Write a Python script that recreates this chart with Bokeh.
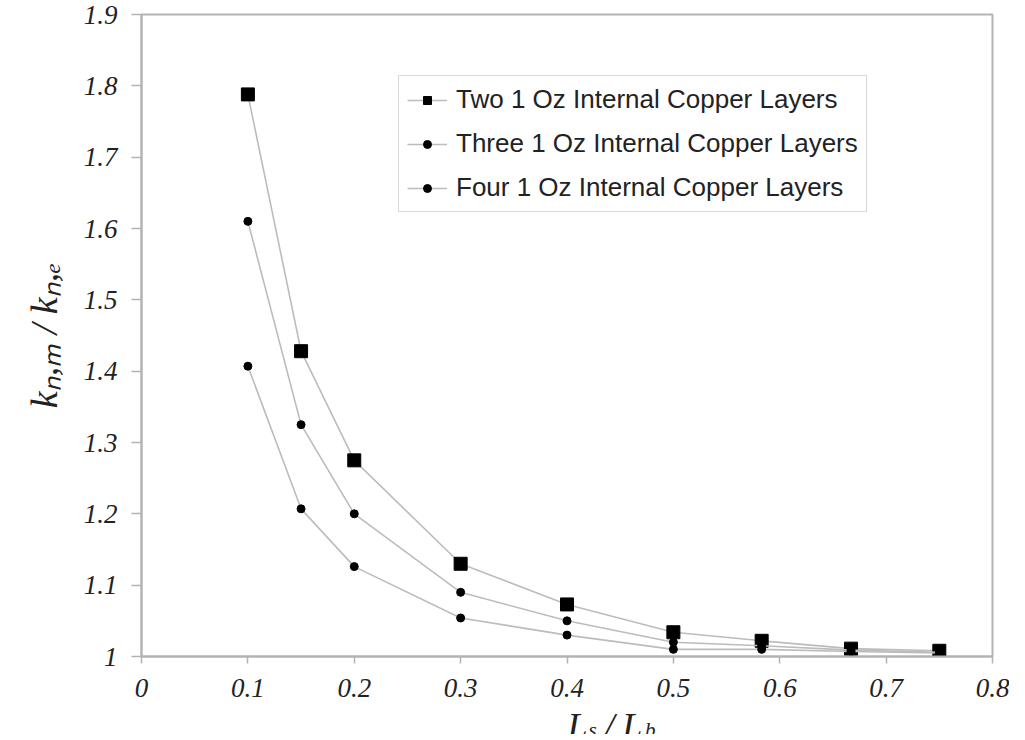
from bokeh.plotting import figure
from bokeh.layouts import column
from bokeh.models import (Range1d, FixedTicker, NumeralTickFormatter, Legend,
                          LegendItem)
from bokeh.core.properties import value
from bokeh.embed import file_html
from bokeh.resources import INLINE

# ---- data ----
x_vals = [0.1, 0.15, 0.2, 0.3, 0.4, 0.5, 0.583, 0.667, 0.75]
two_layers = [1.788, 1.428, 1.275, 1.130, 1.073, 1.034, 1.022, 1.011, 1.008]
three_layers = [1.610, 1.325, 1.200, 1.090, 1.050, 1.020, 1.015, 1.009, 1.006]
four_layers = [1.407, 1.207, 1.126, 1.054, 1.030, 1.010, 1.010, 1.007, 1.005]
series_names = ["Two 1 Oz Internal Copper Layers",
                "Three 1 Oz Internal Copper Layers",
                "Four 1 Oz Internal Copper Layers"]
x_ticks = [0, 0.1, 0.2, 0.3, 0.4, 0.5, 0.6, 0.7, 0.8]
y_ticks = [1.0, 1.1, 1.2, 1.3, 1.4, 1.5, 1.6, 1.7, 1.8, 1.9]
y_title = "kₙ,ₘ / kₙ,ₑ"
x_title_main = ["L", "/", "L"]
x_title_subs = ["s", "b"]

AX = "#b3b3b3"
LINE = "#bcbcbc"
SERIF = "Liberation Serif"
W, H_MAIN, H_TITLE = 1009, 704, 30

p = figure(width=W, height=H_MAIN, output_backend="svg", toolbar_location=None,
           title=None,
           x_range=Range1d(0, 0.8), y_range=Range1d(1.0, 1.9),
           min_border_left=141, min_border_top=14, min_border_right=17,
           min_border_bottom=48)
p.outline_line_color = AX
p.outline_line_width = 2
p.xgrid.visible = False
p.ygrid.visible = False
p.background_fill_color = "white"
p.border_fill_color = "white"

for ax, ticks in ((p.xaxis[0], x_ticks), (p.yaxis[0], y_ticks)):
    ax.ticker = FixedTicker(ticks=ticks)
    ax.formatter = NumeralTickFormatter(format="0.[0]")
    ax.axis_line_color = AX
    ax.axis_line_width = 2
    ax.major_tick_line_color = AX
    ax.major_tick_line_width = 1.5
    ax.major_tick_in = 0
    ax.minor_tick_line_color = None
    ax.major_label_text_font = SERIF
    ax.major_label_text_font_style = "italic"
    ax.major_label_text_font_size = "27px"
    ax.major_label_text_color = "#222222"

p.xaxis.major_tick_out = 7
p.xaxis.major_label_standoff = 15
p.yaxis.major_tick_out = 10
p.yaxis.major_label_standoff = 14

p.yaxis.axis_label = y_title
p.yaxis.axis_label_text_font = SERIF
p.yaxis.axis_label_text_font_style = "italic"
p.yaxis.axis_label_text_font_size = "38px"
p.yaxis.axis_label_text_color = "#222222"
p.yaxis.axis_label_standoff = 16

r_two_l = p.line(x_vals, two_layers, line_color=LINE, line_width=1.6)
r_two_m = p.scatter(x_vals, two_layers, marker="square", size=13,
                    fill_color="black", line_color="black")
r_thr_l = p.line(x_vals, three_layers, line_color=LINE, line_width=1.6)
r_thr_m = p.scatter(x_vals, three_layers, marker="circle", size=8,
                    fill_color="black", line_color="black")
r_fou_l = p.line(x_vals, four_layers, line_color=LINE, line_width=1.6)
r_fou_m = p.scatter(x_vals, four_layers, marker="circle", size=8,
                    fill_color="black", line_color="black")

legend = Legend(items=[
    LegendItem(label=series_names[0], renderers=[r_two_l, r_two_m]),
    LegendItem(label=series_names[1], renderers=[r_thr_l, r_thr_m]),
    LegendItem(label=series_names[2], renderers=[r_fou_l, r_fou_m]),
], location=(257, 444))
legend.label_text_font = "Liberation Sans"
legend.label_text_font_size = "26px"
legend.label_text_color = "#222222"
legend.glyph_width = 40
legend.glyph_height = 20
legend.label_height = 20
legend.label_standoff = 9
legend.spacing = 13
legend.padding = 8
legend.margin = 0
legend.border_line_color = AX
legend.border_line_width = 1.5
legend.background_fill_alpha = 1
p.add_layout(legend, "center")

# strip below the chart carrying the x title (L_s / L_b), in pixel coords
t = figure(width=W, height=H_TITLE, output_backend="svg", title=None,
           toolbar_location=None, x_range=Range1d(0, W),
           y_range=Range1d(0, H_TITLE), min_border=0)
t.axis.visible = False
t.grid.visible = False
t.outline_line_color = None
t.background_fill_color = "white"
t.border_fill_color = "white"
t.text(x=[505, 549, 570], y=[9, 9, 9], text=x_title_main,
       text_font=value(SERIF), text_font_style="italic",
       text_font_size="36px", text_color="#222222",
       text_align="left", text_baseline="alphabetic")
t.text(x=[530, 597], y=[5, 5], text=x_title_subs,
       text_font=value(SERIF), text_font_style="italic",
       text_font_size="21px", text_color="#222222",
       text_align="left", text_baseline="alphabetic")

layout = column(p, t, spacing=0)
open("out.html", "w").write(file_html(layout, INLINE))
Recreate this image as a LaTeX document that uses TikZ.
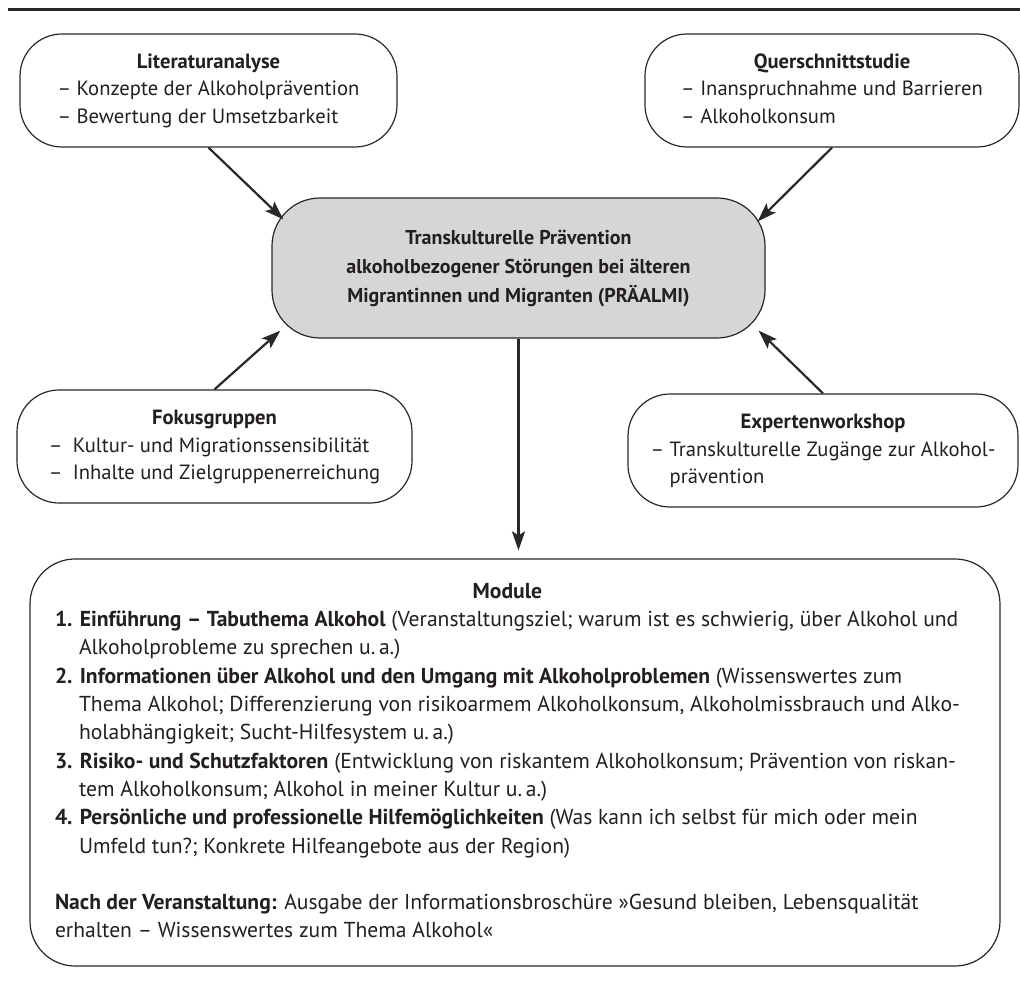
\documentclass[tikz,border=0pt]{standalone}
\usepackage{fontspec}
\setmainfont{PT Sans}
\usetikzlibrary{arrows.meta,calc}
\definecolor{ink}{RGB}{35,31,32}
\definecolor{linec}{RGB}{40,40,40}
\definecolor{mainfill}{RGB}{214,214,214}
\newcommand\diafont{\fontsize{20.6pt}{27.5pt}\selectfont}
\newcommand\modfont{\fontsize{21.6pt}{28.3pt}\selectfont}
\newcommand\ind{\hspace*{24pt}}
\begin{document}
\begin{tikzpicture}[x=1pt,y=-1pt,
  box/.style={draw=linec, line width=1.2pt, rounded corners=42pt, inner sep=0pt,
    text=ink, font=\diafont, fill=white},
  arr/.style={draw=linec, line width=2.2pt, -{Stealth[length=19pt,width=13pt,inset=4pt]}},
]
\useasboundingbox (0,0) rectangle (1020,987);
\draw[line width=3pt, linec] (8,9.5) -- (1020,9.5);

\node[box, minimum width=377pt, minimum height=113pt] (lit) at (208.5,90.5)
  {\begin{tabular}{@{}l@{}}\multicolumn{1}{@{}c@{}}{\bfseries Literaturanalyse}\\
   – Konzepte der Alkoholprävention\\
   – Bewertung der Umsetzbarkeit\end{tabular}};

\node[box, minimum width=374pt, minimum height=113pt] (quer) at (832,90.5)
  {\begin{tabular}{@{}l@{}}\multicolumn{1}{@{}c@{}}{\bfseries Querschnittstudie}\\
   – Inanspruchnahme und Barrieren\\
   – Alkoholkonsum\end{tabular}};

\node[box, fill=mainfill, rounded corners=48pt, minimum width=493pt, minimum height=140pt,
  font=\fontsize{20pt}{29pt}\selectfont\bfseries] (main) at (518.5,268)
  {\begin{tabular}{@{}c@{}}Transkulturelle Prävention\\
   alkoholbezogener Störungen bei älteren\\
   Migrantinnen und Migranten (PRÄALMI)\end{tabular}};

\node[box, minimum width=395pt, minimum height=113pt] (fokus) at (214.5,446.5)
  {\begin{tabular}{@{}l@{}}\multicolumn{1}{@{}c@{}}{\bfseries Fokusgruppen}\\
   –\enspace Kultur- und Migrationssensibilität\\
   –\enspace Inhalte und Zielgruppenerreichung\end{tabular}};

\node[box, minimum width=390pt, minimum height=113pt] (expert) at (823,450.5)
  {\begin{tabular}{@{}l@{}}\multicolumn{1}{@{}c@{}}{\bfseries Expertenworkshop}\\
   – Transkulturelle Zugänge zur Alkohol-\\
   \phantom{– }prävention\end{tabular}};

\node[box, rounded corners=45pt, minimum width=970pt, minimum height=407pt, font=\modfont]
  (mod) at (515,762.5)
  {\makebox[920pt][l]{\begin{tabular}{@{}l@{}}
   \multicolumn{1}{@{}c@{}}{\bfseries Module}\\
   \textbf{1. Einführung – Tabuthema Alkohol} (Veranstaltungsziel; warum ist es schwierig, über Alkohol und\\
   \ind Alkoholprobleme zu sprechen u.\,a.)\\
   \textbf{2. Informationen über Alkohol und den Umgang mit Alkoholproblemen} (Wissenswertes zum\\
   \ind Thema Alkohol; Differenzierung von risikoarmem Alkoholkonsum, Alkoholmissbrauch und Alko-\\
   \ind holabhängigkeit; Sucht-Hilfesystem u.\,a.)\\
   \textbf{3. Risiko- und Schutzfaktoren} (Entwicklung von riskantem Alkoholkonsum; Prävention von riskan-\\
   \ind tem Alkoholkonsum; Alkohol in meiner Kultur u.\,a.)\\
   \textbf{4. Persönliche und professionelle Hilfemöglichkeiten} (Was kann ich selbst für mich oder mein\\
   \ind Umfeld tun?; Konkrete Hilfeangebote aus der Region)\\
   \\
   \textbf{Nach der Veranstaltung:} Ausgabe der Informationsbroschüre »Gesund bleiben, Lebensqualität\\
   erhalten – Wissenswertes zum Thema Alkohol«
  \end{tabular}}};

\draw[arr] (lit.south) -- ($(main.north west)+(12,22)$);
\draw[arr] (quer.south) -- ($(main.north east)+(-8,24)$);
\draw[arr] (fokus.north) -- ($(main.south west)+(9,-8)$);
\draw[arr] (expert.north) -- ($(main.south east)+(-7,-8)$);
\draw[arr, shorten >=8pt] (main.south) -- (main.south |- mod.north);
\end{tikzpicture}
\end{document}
------------------------
◆ EXERCISE: Pictures excluded, repeat the records exactly from their opening line through the line containing "from bokeh.resources import INLINE".

◆ FULL ANSWER:
Write a Python script that recreates this chart with Bokeh.
from bokeh.plotting import figure
from bokeh.layouts import column
from bokeh.models import (Range1d, FixedTicker, NumeralTickFormatter, Legend,
                          LegendItem)
from bokeh.core.properties import value
from bokeh.embed import file_html
from bokeh.resources import INLINE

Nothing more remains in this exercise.